Can a business agree with a competitor not to recruit each other’s employees without running afoul of the Sherman Act? Like many answers in the restrictive covenant field, it depends. As several of our nation’s leading high tech companies recently learned, a business better have a demonstrable legitimate business reason for agreeing with its competitor not to recruit each other’s employees or the Department of Justice may bring suit.

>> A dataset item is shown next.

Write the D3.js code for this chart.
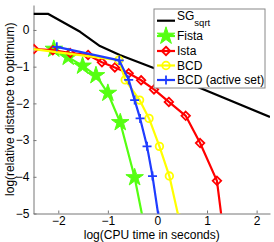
<!DOCTYPE html>
<html>
<head>
<meta charset="utf-8">
<script src="https://cdn.jsdelivr.net/npm/d3@7"></script>
<style>
  html, body { margin: 0; padding: 0; background: #fff; }
  svg { display: block; font-family: "Liberation Sans", Arial, sans-serif; }
  .tick text { font-size: 12px; fill: #000; }
  .axis-lbl { font-size: 12px; fill: #000; }
  .leg-txt { font-size: 12px; fill: #000; }
</style>
</head>
<body>
<svg id="chart"></svg>
<script>
const SVG_W = 274;
const SVG_H = 242;

// log10 CPU time / log10 relative distance
const sgX    = [-2.50, -2.21, -1.56, -1.16, -0.76, -0.05, 0.80, 2.27];
const sgY    = [ 0.44,  0.44, -0.05, -0.44, -0.68, -1.05, -1.55, -2.37];

const fistaX = [-2.09, -1.80, -1.51, -1.24, -1.00, -0.75, -0.46, -0.21];
const fistaY = [-0.52, -0.74, -0.98, -1.24, -1.72, -2.52, -4.02, -5.72];

const istaX  = [-2.49, -2.11, -1.76, -1.40, -1.12, -0.86, -0.58, -0.33, -0.07, 0.23, 0.57, 0.86, 1.20, 1.33];
const istaY  = [-0.52, -0.55, -0.63, -0.68, -0.88, -1.02, -1.18, -1.37, -1.62, -1.96, -2.34, -3.08, -4.11, -5.50];

const bcdX   = [-2.50, -0.78, -0.65, -0.36, -0.17, 0.04, 0.24, 0.43];
const bcdY   = [-0.52, -0.82, -1.36, -1.91, -2.41, -3.17, -3.98, -5.12];

const bcdaX  = [-2.03, -0.77, -0.58, -0.46, -0.35, -0.21, -0.10, 0.02];
const bcdaY  = [-0.46, -0.83, -1.36, -1.91, -2.41, -3.17, -3.98, -5.07];

const xTicks = [-2, -1, 0, 1, 2];
const yTicks = [-5, -4, -3, -2, -1, 0];

const seriesNames = ['SG', 'Fista', 'Ista', 'BCD', 'BCD (active set)'];

const MARGIN = { top: 5, right: 4, bottom: 28.5, left: 33.5 };
const W = SVG_W - MARGIN.left - MARGIN.right;
const H = SVG_H - MARGIN.top - MARGIN.bottom;

const xScale = d3.scaleLinear().domain([-2.5, 2.27]).range([0, W]);
const yScale = d3.scaleLinear().domain([-5, 0.68]).range([H, 0]);

// custom marker shapes
const plusSym = {
  draw(ctx, size) {
    const r = Math.sqrt(size) / 2;
    ctx.moveTo(-r, 0); ctx.lineTo(r, 0);
    ctx.moveTo(0, -r); ctx.lineTo(0, r);
  }
};
const diamondSym = {
  draw(ctx, size) {
    const r = Math.sqrt(size) / 2;
    ctx.moveTo(0, -r); ctx.lineTo(r, 0); ctx.lineTo(0, r); ctx.lineTo(-r, 0);
    ctx.closePath();
  }
};

const series = [
  { xs: sgX,    ys: sgY,    color: '#000000', marker: null },
  { xs: fistaX, ys: fistaY, color: '#55ff11', marker: d3.symbol(d3.symbolStar, 95), fill: true },
  { xs: istaX,  ys: istaY,  color: '#ff0000', marker: d3.symbol(diamondSym, 72) },
  { xs: bcdX,   ys: bcdY,   color: '#ffff00', marker: d3.symbol(d3.symbolCircle, 45) },
  { xs: bcdaX,  ys: bcdaY,  color: '#1f3cff', marker: d3.symbol(plusSym, 81) }
];

const svg = d3.select('#chart')
  .attr('width', SVG_W)
  .attr('height', SVG_H);

svg.append('defs').append('clipPath').attr('id', 'plot-clip')
  .append('rect').attr('x', 0).attr('y', 0).attr('width', W).attr('height', H);

const g = svg.append('g').attr('transform', `translate(${MARGIN.left},${MARGIN.top})`);

const fmt = d3.format('d');

// axes, ticks point inwards
const xAxis = g.append('g')
  .attr('transform', `translate(0,${H})`)
  .call(d3.axisBottom(xScale).tickValues(xTicks).tickFormat(fmt).tickSizeInner(-3).tickSizeOuter(0).tickPadding(3));
const yAxis = g.append('g')
  .call(d3.axisLeft(yScale).tickValues(yTicks).tickFormat(fmt).tickSizeInner(-3).tickSizeOuter(0).tickPadding(4));

[xAxis, yAxis].forEach(a => {
  a.select('.domain').attr('stroke', '#777');
  a.selectAll('.tick line').attr('stroke', '#777');
  a.selectAll('.tick text').style('font-size', '12px');
});

const plot = g.append('g').attr('clip-path', 'url(#plot-clip)');

const line = d3.line().x(d => xScale(d[0])).y(d => yScale(d[1]));
const x0 = xScale.domain()[0];

series.forEach(s => {
  const pts = s.xs.map((x, i) => [x, s.ys[i]]);
  plot.append('path')
    .attr('d', line(pts))
    .attr('fill', 'none')
    .attr('stroke', s.color)
    .attr('stroke-width', 2.2)
    .attr('stroke-linejoin', 'round');
  if (s.marker) {
    // points sitting on the left limit carry no marker
    plot.selectAll(null).data(pts.filter(d => d[0] > x0)).enter().append('path')
      .attr('transform', d => `translate(${xScale(d[0])},${yScale(d[1])})`)
      .attr('d', s.marker)
      .attr('fill', s.fill ? s.color : 'none')
      .attr('stroke', s.color)
      .attr('stroke-width', s.fill ? 1 : 1.8);
  }
});

// legend
const leg = svg.append('g').attr('transform', 'translate(154,9)');
leg.append('rect')
  .attr('x', 0).attr('y', 0).attr('width', 111).attr('height', 79)
  .attr('fill', '#fff').attr('stroke', '#888').attr('stroke-width', 1);

const rowY = [11.7, 27, 42, 56.5, 71];
series.forEach((s, i) => {
  const yy = rowY[i];
  leg.append('line')
    .attr('x1', 3).attr('x2', 21).attr('y1', yy).attr('y2', yy)
    .attr('stroke', s.color).attr('stroke-width', 2.2);
  if (s.marker) {
    leg.append('path')
      .attr('transform', `translate(12,${yy})`)
      .attr('d', s.marker)
      .attr('fill', s.fill ? s.color : 'none')
      .attr('stroke', s.color)
      .attr('stroke-width', s.fill ? 1 : 1.8);
  }
  if (i === 0) {
    const t = leg.append('text').attr('class', 'leg-txt').attr('x', 23).attr('y', 10.5);
    t.append('tspan').text(seriesNames[i]);
    t.append('tspan').attr('dy', 6).style('font-size', '9.5px').text('sqrt');
  } else {
    leg.append('text').attr('class', 'leg-txt')
      .attr('x', 23).attr('y', yy + 4.3)
      .text(seriesNames[i]);
  }
});

// axis labels
svg.append('text').attr('class', 'axis-lbl')
  .attr('x', MARGIN.left + W / 2).attr('y', 239)
  .attr('text-anchor', 'middle')
  .text('log(CPU time in seconds)');

svg.append('text').attr('class', 'axis-lbl')
  .attr('transform', `translate(13.5,${MARGIN.top + H / 2}) rotate(-90)`)
  .attr('text-anchor', 'middle')
  .text('log(relative distance to optimum)');
</script>
</body>
</html>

On Sept. 24, 2010, the Department of Justice initiated a lawsuit in the U.S. District Court for the District of Columbia, titled United States of America v. Adobe Systems Inc., et al., Civil Case No. 1:10-CV-01629. The Justice Department filed a complaint against Adobe Systems Inc. (Adobe), Apple Inc. (Apple), Google Inc. (Google), Intel Corporation (Intel), Intuit Inc. (Intuit) and Pixar, alleging that those companies entered into various bilateral agreements in which they agreed not to actively solicit each other’s highly skilled technical employees, and that those agreements violated Section 1 of the Sherman Act, 15 U.S.C. §1. According to the complaint, at various times beginning in the period from 2005 to 2007, Apple entered into mutual agreements with Google, Adobe, and Pixar not to cold call each other’s employees, and Google entered into similar agreements with Intel and Intuit. The executives of these companies allegedly “actively managed and enforced the agreement[s] through direct communications.”